How the Super Bowl changed sports history

Back in 1967, the Packers and the Chiefs played the first ever Super Bowl. It was not always a gigantic affair like it is now. Once upon a time it was just yet another sporting event, nothing to make a fuss over. 

No one was going crazy over the NFL lines like they are now. There was no hoopla. But, what changed? What made the Super Bowl such an extravagant deal to become what it is today? 

It turns out that the Super Bowl influence went well beyond football. In fact, the influence of the Super Bowl has changed other sports. You see how the NBA now treats their finals. It is something quite different to what used to happen. 

The NFL and the Super Bowl did not just change sporting history, but American life as we know it! 

A Change To American Culture 

In a meager 50 years the Super Bowl went from nothing at all to one of the biggest parts of American culture and lives. In fact, the Super Bowl is right up there with elections, going to church, thanksgiving turkeys and hamburgers. 

A weird part of the popularity of the Super Bowl is that a huge fraction of the people who do actually tune in to watch the Super Bowl on the TVs aren’t actually doing so to watch the game! 

The game is not exciting for everyone, football is not everyone’s sport, some people do not even like sport at all. The game can be exciting, but if you do not understand it, or if you’re not invested it’s not all that hot to watch. 

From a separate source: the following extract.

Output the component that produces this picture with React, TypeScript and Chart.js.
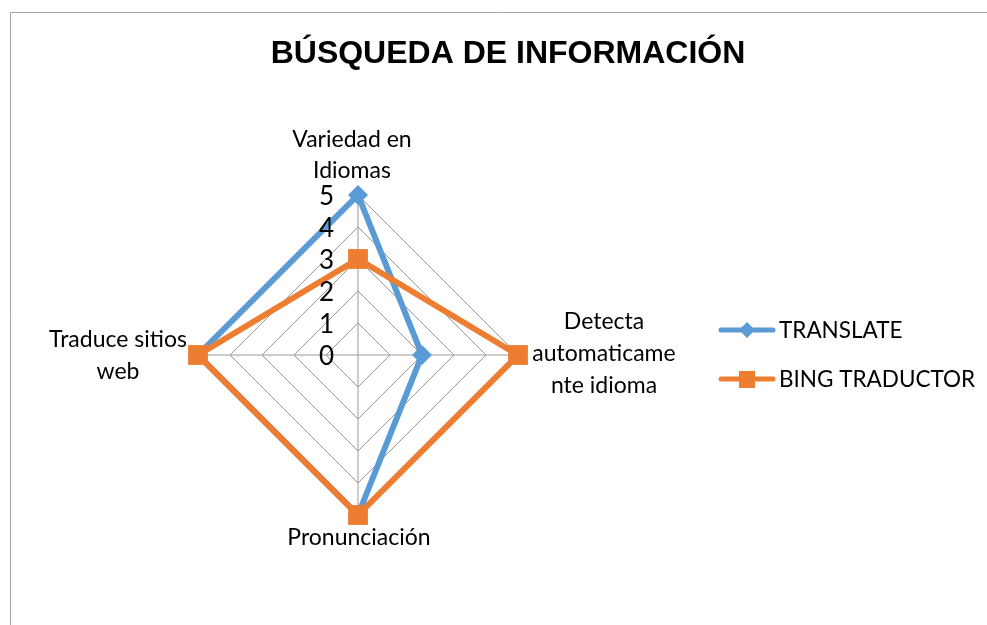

The NFL knew this, so what did they do? They created a whole atmosphere around the game itself. What was once just a battle for the ball on the field has now become a show, a whole experience. Almost theatrical. 

Once A Dull Affair

Once upon a time the Super Bowl was hardly something to be spending you saving on a ticket for. It was a bit lopsided, especially in scoring. 

Over 50 years it shows that most games had a margin of 14 points more between the losing side and the winning side. Only 18 of the games had a margin of less than 7 points. 

The games just were not that hot to trot, and unless you were a football fan, it was hard to love. But, somehow by the 80s the game had a lot of traction, and it was basically an American holiday already. 

But… How?

Increasing The ‘Awesome’ Factor

The Super Bowl did not have the ability to promise an always awesome game, it was not always going to be jam packed with action. It needed something else. 

So, what did the NFL do? They made it a spectacle. They would introduce half-time shows that would showcase things, pre game spectacles, interesting half-time performances, distracting from the sport and attracting people who were not even big football fans. 

It started off simple, in 1977 we saw Walt Disney Company produce “It’s A Small World”. In 1993, Michael Jackson took the stage. He was the first in a continuing line of top-of-the-charts music personalities to take the Super Bowl stage. 

It was not long until a spot on the Super Bowl half-time show became a coveted gig for music personalities. 

These headlining events took the chance to redirect the focus from millions watching the game at home. 

There have been memorable moments such as Janet Jackson and her wardrobe Malfunction, the political statement from Beyoncé, and the $10 million for Lady Gaga’s performance. 

The NFL is not just invested in football anymore, but in excitement and entertainment. It’s not all about what happens on the field, but also what happens when the players are taking a breather. 

The Super Bowl is no longer just football, it’s a whole event, its theater, its excitement, its bizarre adverts and companies scrambling to grab a spot. 

An American Holiday

In a way, the Super Bowl soon became a holiday for everyone in the US. The advertising rates for a spot during the Super Bowl once started at a measly $42,500, but by 2015, a 30-second spot will cost you $5 million! 

Ads further took away the football focus of the event. Even though football is the heart and soul of the entire day, there is so much else going on, adverts, halftime, performances. 

New and younger viewers are there for the commercials and performances more than they are for the game itself. 

What is interesting about this, is how the commercialization of football in this manner, is not really all that dissimilar from the commercialization of many public holidays; Thanksgiving, Christmas, Easter, Labor Day, Memorial Day and so on. 

Just like these holidays, Super Bowl Sunday has followed suit, it has commercialized and brought about a whole economy that revolves around it. 

While other sports are yet to follow in the very big commercial footsteps of the NFL, you can see aspects of this in the NBA, NHL and so on as well. Truly, it’s just good business.